Basically what it does is, based on your target CPA, creatives and budget, Google will find lots of new conversions for you on websites that ordinarily you probably won’t have targeted. It is great for people who have huge display campaigns and don’t have time to optimise them effectively. Definitely worth a try if you’ve got the traffic.
Mobile Landing Page Designer
This, in the words of well known decking/fence stain product, ‘does exactly what it says on the tin’.
It allows you to very quickly, and very easily create as many Mobile landing pages as you like, saving hundreds of pounds for the advertiser.
Looking at the sample below, you can see how much scope you have for customisation. It isn’t a perfect solution by any means, as I’m sure that there are soon to be a million companies with the same mobile site, but it does exactly what you need it to so why spend £1000’s on getting one built 3 weeks after it was supposed to be finished!?

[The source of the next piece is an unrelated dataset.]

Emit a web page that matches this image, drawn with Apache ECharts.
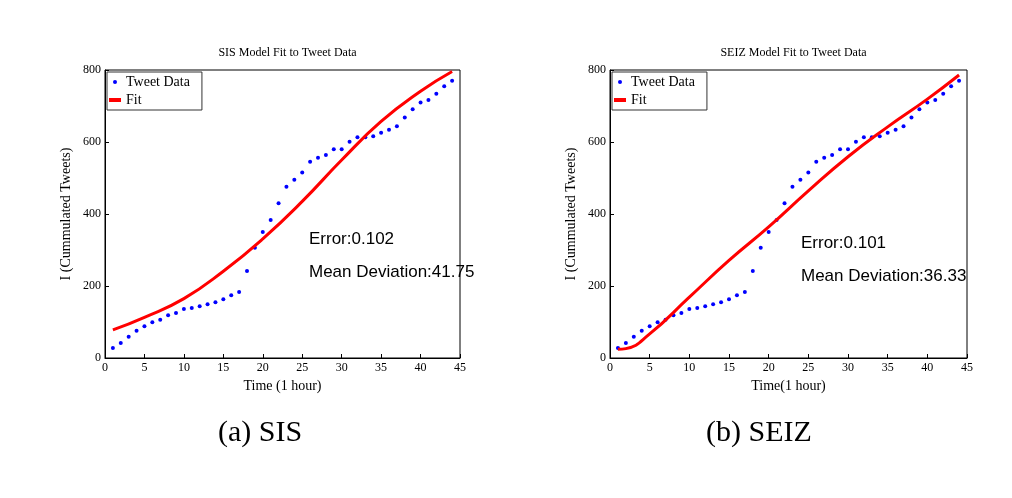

This isn’t one that web companies are too pleased to see that’s for sure.
New Columns in the Interface
There have all of a sudden been an influx of new columns to the interface, these include exact match impression share, relative CTR as well as 4 that I have only just noticed whilst writing this blog! These, hot off the press metrics display statistics on the number of times your phone number is displayed on a device that can’t make phone calls, as well as the number of calls that are attributed to your ads. This is done by having a unique number assigned to your campaigns which is inserted into your ads as a 3rd description line. The number of calls you get from this number (which can only be obtained from seeing the ad) is listed in AdWords. All in all a seemingly easy, if untested, way to monitor offline conversions.
The relative CTR is a way of seeing how well your display campaigns are performing compared to ads on similar websites, basically the number that is displayed tells you how much better your CTR is. A stat of 10x means that your campaign’s CTR is 10 times better than other ads on the same site.
The Exact Match IS is a metric that tells you the impression share of your campaign of when the search term matches exactly the keyword in your account. The higher the number here the better, as it means that all your keywords are getting good impression share.
As far as the new Analytics is concerned, I’m sure that blogs have been done to death on this so I shall leave it be for the time being, but rest assured there are some useful things coming along soon, one that will certainly help to clarify the sometimes blurred line between SEO & PPC.
As we come to the end of this blog it seems fitting to end with a Jerry Springer style ‘Final Thought’, Google’s antics sometimes seem like they should be accentuated with taunts of Jerry Jerry! Especially when they are going to be locking horns with Facebook, there is definitely going to be some tantrums being thrown.
Anyway, as I mentioned earlier, it seems that Google is trying to set the pace with new ideas left, right and centre. Some very, very useful (mainly for advertisers and businesses), however their big one Google+ has not hit the right chord with me. It’s main USP is this “Circles” idea, saying that you can guarantee that you keep things separate from people you don’t want to see it. But, as sure as “life found a way” in Jurassic Park, your boss will see that witty rant about his half-mast trousers or piece of food stuck to his face. So it seems that maybe Dante had it right in his Divine Comedy, he was just talking about the wrong place. It wasn’t the underworld, it was Google+.